Do this =>
Write the data below out exactly as it stands. Do not include the pictures.

━━ Material ━━

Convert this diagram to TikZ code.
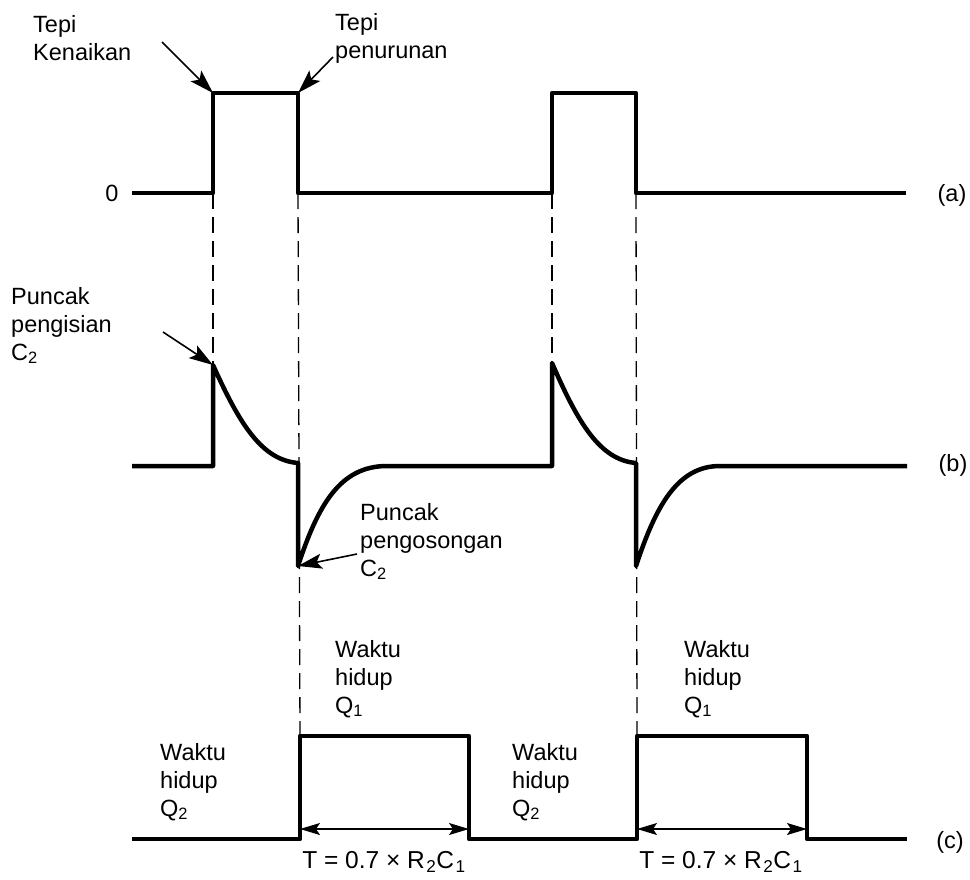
\documentclass[tikz,border=0pt]{standalone}
\usepackage{fontspec}
\setmainfont{Liberation Sans}
\usetikzlibrary{arrows.meta,positioning}

\begin{document}
\begin{tikzpicture}[x=1pt,y=-1pt,
  every node/.style={font=\fontsize{23.5}{28}\selectfont,inner sep=0pt},
  lbl/.style={align=left,anchor=north west},
  wave/.style={line width=4.5pt,line join=round},
  guide/.style={line width=1.3pt,dash pattern=on 16pt off 8pt},
  pointer/.style={line width=1.6pt,-{Stealth[length=24pt,width=15pt,inset=5pt]}},
  span/.style={line width=1.3pt,{Stealth[length=20pt,width=12pt,inset=4pt]}-{Stealth[length=20pt,width=12pt,inset=4pt]}}]
\useasboundingbox (0,0) rectangle (970,879);
% labels
\node[lbl] (kenaikan) at (33,15) {Tepi\\Kenaikan};
\node[lbl] (penurunan) at (335,13) {Tepi\\penurunan};
\node[lbl] (pengisian) at (11,287) {Puncak\\pengisian\\C\textsubscript{2}};
\node[lbl] (pengosongan) at (360,503) {Puncak\\pengosongan\\C\textsubscript{2}};
\node[lbl] (onQa) at (335,640) {Waktu\\hidup\\Q\textsubscript{1}};
\node[lbl] (onQb) at (684,640) {Waktu\\hidup\\Q\textsubscript{1}};
\node[lbl] (offQa) at (160,743) {Waktu\\hidup\\Q\textsubscript{2}};
\node[lbl] (offQb) at (512,743) {Waktu\\hidup\\Q\textsubscript{2}};
\node (zero) at (112,193) {0};
\node (tagA) at (952,195) {(a)};
\node (tagB) at (953,465) {(b)};
\node (tagC) at (950,842) {(c)};
\node[font=\fontsize{24.5}{28}\selectfont] (periodA) at (384,862) {T = 0.7 × R\kern1.5pt\textsubscript{2}C\kern1.5pt\textsubscript{1}};
\node[font=\fontsize{24.5}{28}\selectfont] (periodB) at (721,862) {T = 0.7 × R\kern1.5pt\textsubscript{2}C\kern1.5pt\textsubscript{1}};
% key points
\coordinate (riseA) at (213,93);
\coordinate (fallA) at (298,93);
\coordinate (peakA) at (213,365);
\coordinate (troughA) at (298,566);
\coordinate (riseB) at (552,93);
\coordinate (fallB) at (636,93);
\coordinate (peakB) at (552,363);
\coordinate (troughB) at (636,566);
\coordinate (highA) at (300,736);
\coordinate (highB) at (637,736);
\coordinate (lowA) at (469,829);
\coordinate (lowB) at (807,829);
% waveform (a)
\draw[wave] (132,193) -- (213,193) -- (riseA) -- (fallA) -- (298,193) -- (552,193) -- (riseB) -- (fallB) -- (636,193) -- (906,193);
% waveform (b)
\draw[wave] (132,466) -- (213,466) -- (peakA) .. controls (240,425) and (262,460) .. (298,463) -- (troughA)
  .. controls (318,505) and (340,466) .. (387,466) -- (552,466) -- (peakB) .. controls (578,423) and (600,460) .. (636,463)
  -- (troughB) .. controls (656,505) and (678,466) .. (720,466) -- (907,466);
% waveform (c)
\draw[wave] (132,839) -- (300,839) -- (highA) -- (469,736) -- (469,839) -- (637,839) -- (highB) -- (807,736) -- (807,839) -- (907,839);
% guides
\draw[guide] (213,193) -- (peakA);
\draw[guide] (298,193) -- (highA);
\draw[guide] (552,193) -- (peakB);
\draw[guide] (636,193) -- (highB);
% pointers
\draw[pointer] (162,42) -- (riseA);
\draw[pointer] (333,57) -- (fallA);
\draw[pointer] (163,332) -- (peakA);
\draw[pointer] (357,554) -- (troughA);
\draw[span] (300,829) -- (lowA);
\draw[span] (637,829) -- (lowB);
\end{tikzpicture}
\end{document}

━━━

The answer =>
Convert this diagram to TikZ code.
\documentclass[tikz,border=0pt]{standalone}
\usepackage{fontspec}
\setmainfont{Liberation Sans}
\usetikzlibrary{arrows.meta,positioning}

\begin{document}
\begin{tikzpicture}[x=1pt,y=-1pt,
  every node/.style={font=\fontsize{23.5}{28}\selectfont,inner sep=0pt},
  lbl/.style={align=left,anchor=north west},
  wave/.style={line width=4.5pt,line join=round},
  guide/.style={line width=1.3pt,dash pattern=on 16pt off 8pt},
  pointer/.style={line width=1.6pt,-{Stealth[length=24pt,width=15pt,inset=5pt]}},
  span/.style={line width=1.3pt,{Stealth[length=20pt,width=12pt,inset=4pt]}-{Stealth[length=20pt,width=12pt,inset=4pt]}}]
\useasboundingbox (0,0) rectangle (970,879);
% labels
\node[lbl] (kenaikan) at (33,15) {Tepi\\Kenaikan};
\node[lbl] (penurunan) at (335,13) {Tepi\\penurunan};
\node[lbl] (pengisian) at (11,287) {Puncak\\pengisian\\C\textsubscript{2}};
\node[lbl] (pengosongan) at (360,503) {Puncak\\pengosongan\\C\textsubscript{2}};
\node[lbl] (onQa) at (335,640) {Waktu\\hidup\\Q\textsubscript{1}};
\node[lbl] (onQb) at (684,640) {Waktu\\hidup\\Q\textsubscript{1}};
\node[lbl] (offQa) at (160,743) {Waktu\\hidup\\Q\textsubscript{2}};
\node[lbl] (offQb) at (512,743) {Waktu\\hidup\\Q\textsubscript{2}};
\node (zero) at (112,193) {0};
\node (tagA) at (952,195) {(a)};
\node (tagB) at (953,465) {(b)};
\node (tagC) at (950,842) {(c)};
\node[font=\fontsize{24.5}{28}\selectfont] (periodA) at (384,862) {T = 0.7 × R\kern1.5pt\textsubscript{2}C\kern1.5pt\textsubscript{1}};
\node[font=\fontsize{24.5}{28}\selectfont] (periodB) at (721,862) {T = 0.7 × R\kern1.5pt\textsubscript{2}C\kern1.5pt\textsubscript{1}};
% key points
\coordinate (riseA) at (213,93);
\coordinate (fallA) at (298,93);
\coordinate (peakA) at (213,365);
\coordinate (troughA) at (298,566);
\coordinate (riseB) at (552,93);
\coordinate (fallB) at (636,93);
\coordinate (peakB) at (552,363);
\coordinate (troughB) at (636,566);
\coordinate (highA) at (300,736);
\coordinate (highB) at (637,736);
\coordinate (lowA) at (469,829);
\coordinate (lowB) at (807,829);
% waveform (a)
\draw[wave] (132,193) -- (213,193) -- (riseA) -- (fallA) -- (298,193) -- (552,193) -- (riseB) -- (fallB) -- (636,193) -- (906,193);
% waveform (b)
\draw[wave] (132,466) -- (213,466) -- (peakA) .. controls (240,425) and (262,460) .. (298,463) -- (troughA)
  .. controls (318,505) and (340,466) .. (387,466) -- (552,466) -- (peakB) .. controls (578,423) and (600,460) .. (636,463)
  -- (troughB) .. controls (656,505) and (678,466) .. (720,466) -- (907,466);
% waveform (c)
\draw[wave] (132,839) -- (300,839) -- (highA) -- (469,736) -- (469,839) -- (637,839) -- (highB) -- (807,736) -- (807,839) -- (907,839);
% guides
\draw[guide] (213,193) -- (peakA);
\draw[guide] (298,193) -- (highA);
\draw[guide] (552,193) -- (peakB);
\draw[guide] (636,193) -- (highB);
% pointers
\draw[pointer] (162,42) -- (riseA);
\draw[pointer] (333,57) -- (fallA);
\draw[pointer] (163,332) -- (peakA);
\draw[pointer] (357,554) -- (troughA);
\draw[span] (300,829) -- (lowA);
\draw[span] (637,829) -- (lowB);
\end{tikzpicture}
\end{document}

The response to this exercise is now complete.